PORT-AU-PRINCE, (Reuters) – Ten U.S. missionaries detained in Haiti were charged yesterday with child kidnapping and criminal association for trying to take children illegally out of the earthquake-hit country.
After announcing the charges, Haitian Deputy Prosecutor Jean Ferge Joseph told the Americans their case was being sent to an investigative judge.
“That judge can free you but he can also continue to hold you for further proceedings,” the deputy prosecutor told the five men and five women at a hearing.
As the decision was announced, the Americans, most of whom belong to an Idaho-based Baptist church, appeared stunned, and some shook their heads in disbelief.
They were arrested last week on Haiti’s border with the Dominican Republic when they tried to cross with a busload of 33 children they said were orphaned by the devastating Jan. 12 quake. Haitian authorities said the group lacked the authorization needed to take the children out of Haiti.
All 10 Americans, who range in age from 18 to 55, acknowledged under questioning from the prosecutor they had apparently committed a crime by seeking to take the children across the border without proper documents. But they said they were unaware of that until after their arrest. “We didn’t know what we were doing was illegal. We did not have any intention to violate the law. But now we understand it’s a crime,” said Paul Robert Thompson, a pastor who led the group in prayer during a break in the session.

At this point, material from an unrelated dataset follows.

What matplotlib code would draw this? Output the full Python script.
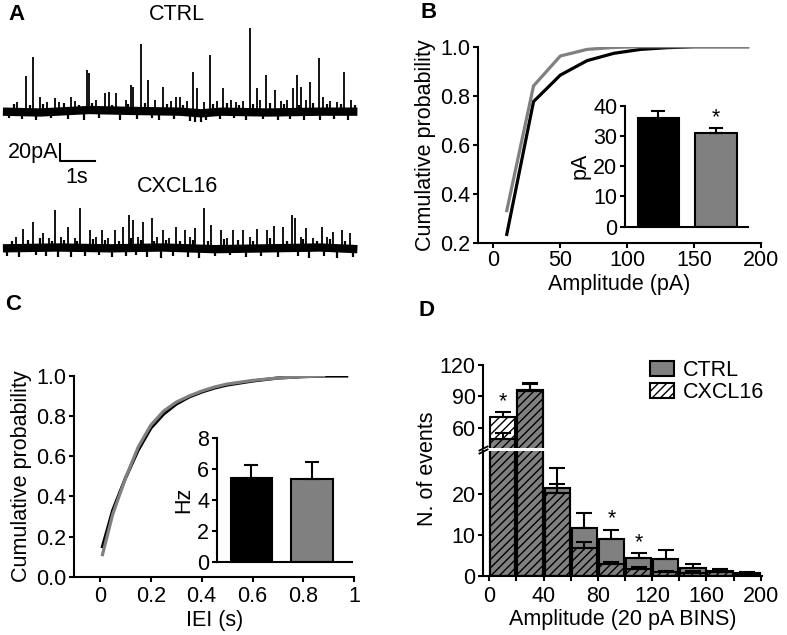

Group leader Laura Silsby told the hearing: “We simply wanted to help the children. We petition the court not only for our freedom but also for our ability to continue to help.”
Most of the Americans, who have been in jail since last Friday, were covered with severe mosquito bites. The prosecutor asked them at one point if they wanted to see a doctor.
Afterward, the missionaries did not speak to a mob of reporters as they were taken back to police headquarters to await the judge’s decision.
The case could be diplomatically sensitive at a time when the United States is spearheading a huge relief effort to help hundreds of thousands of Haitian quake victims, and as U.S. aid groups pour millions of dollars of donations into Haiti.
The U.S. ambassador to Haiti, Kenneth Merten, met with the missionaries at police headquarters after the hearing and told reporters that “to the best of my knowledge, they’re being treated according to Haitian law.
“We’d like to assure they get treated according to the law, the Haitian law, and that they get treated fairly,” he said.
“We continue to provide appropriate consular assistance and to monitor developments in the legal case,” State Department spokesman Gordon Duguid said in Washington.
Speaking before the Haitian charges were announced, another State Department spokesman, P.J. Crowley, said the United States was not seeking to interfere in the case.
Crowley sought to play down comments on Wednesday by U.S. Secretary of State Hillary Clinton that Washington was in talks with the Haitian government “about the appropriate disposition of their (missionaries’) cases.”
“I wouldn’t read too much into that,” he said. “We have been in touch with Haitian judicial officials just to help understand how they were going to act in this particular case.
“I would put this in the context of, you know, asking for clarifications about … what (their) procedure would be, what the … timeline, capacity (is) to be able to pursue this case,” he added.
After the Americans’ arrest, evidence emerged that most of the children intercepted with them were not orphans. Haitian police said some parents admitted to handing over their children to the missionaries in the belief they would get an education and a better life.
Silsby told the hearing her group was taking the children to a 45-room hotel it was converting to an orphanage in Cabarete, Dominican Republic.
“We were going to house them there,” she said of the beach resort. “They could stay there, go to school and live well and the parents could come and visit them.”